Images should be left out, and everything else in the listing reproduced exactly.
>> Begin Data provided
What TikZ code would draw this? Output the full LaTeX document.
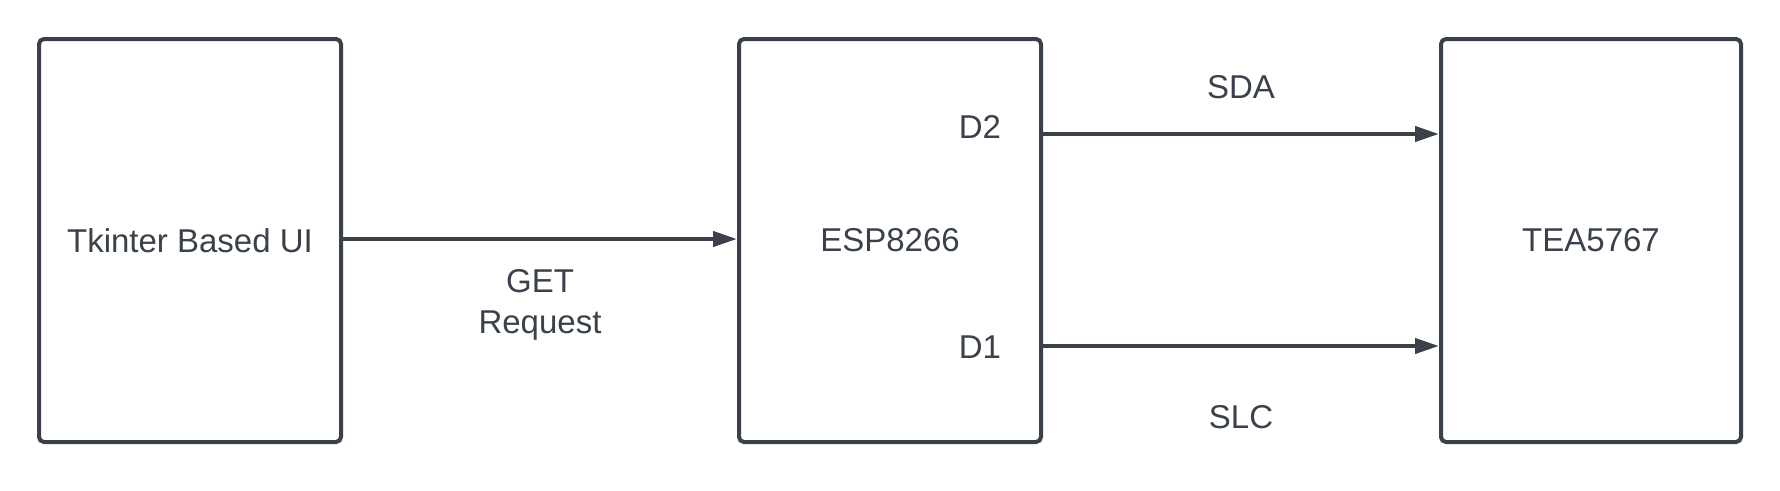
\documentclass[tikz,border=0pt]{standalone}
\usepackage{fontspec}
\setmainfont{Liberation Sans}
\usetikzlibrary{arrows.meta}
\definecolor{ink}{HTML}{3A414A}
\begin{document}
\begin{tikzpicture}[x=1pt,y=-1pt,
  blk/.style={draw=ink,line width=4pt,rounded corners=5pt,minimum width=302pt,minimum height=403pt,inner sep=0pt,text=ink,font=\fontsize{33}{41}\selectfont},
  lbl/.style={text=ink,font=\fontsize{33}{41}\selectfont,inner sep=0pt,align=center},
  conn/.style={draw=ink,line width=4pt,-{Triangle[length=24pt,width=15pt]}}]
\useasboundingbox (0,0) rectangle (1780,490);
\node[blk] (ui) at (190,240.5) {Tkinter Based UI};
\node[blk] (esp) at (890,240.5) {ESP8266};
\node[blk, minimum width=300pt] (tea) at (1591,240.5) {TEA5767};
\node[lbl] (d2) at (980,127) {D2};
\node[lbl] (d1) at (980,347) {D1};
\node[lbl] (sda) at (1241,87) {SDA};
\node[lbl] (slc) at (1241,417) {SLC};
\node[lbl] (get) at (540,305) {GET\\Request};
\draw[conn] (ui.east |- 0,239) -- (esp.west |- 0,239);
\draw[conn] (esp.east |- 0,134) -- (tea.west |- 0,134);
\draw[conn] (esp.east |- 0,346) -- (tea.west |- 0,346);
\end{tikzpicture}
\end{document}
>> End Data provided
■ **Task answer**
What TikZ code would draw this? Output the full LaTeX document.
\documentclass[tikz,border=0pt]{standalone}
\usepackage{fontspec}
\setmainfont{Liberation Sans}
\usetikzlibrary{arrows.meta}
\definecolor{ink}{HTML}{3A414A}
\begin{document}
\begin{tikzpicture}[x=1pt,y=-1pt,
  blk/.style={draw=ink,line width=4pt,rounded corners=5pt,minimum width=302pt,minimum height=403pt,inner sep=0pt,text=ink,font=\fontsize{33}{41}\selectfont},
  lbl/.style={text=ink,font=\fontsize{33}{41}\selectfont,inner sep=0pt,align=center},
  conn/.style={draw=ink,line width=4pt,-{Triangle[length=24pt,width=15pt]}}]
\useasboundingbox (0,0) rectangle (1780,490);
\node[blk] (ui) at (190,240.5) {Tkinter Based UI};
\node[blk] (esp) at (890,240.5) {ESP8266};
\node[blk, minimum width=300pt] (tea) at (1591,240.5) {TEA5767};
\node[lbl] (d2) at (980,127) {D2};
\node[lbl] (d1) at (980,347) {D1};
\node[lbl] (sda) at (1241,87) {SDA};
\node[lbl] (slc) at (1241,417) {SLC};
\node[lbl] (get) at (540,305) {GET\\Request};
\draw[conn] (ui.east |- 0,239) -- (esp.west |- 0,239);
\draw[conn] (esp.east |- 0,134) -- (tea.west |- 0,134);
\draw[conn] (esp.east |- 0,346) -- (tea.west |- 0,346);
\end{tikzpicture}
\end{document}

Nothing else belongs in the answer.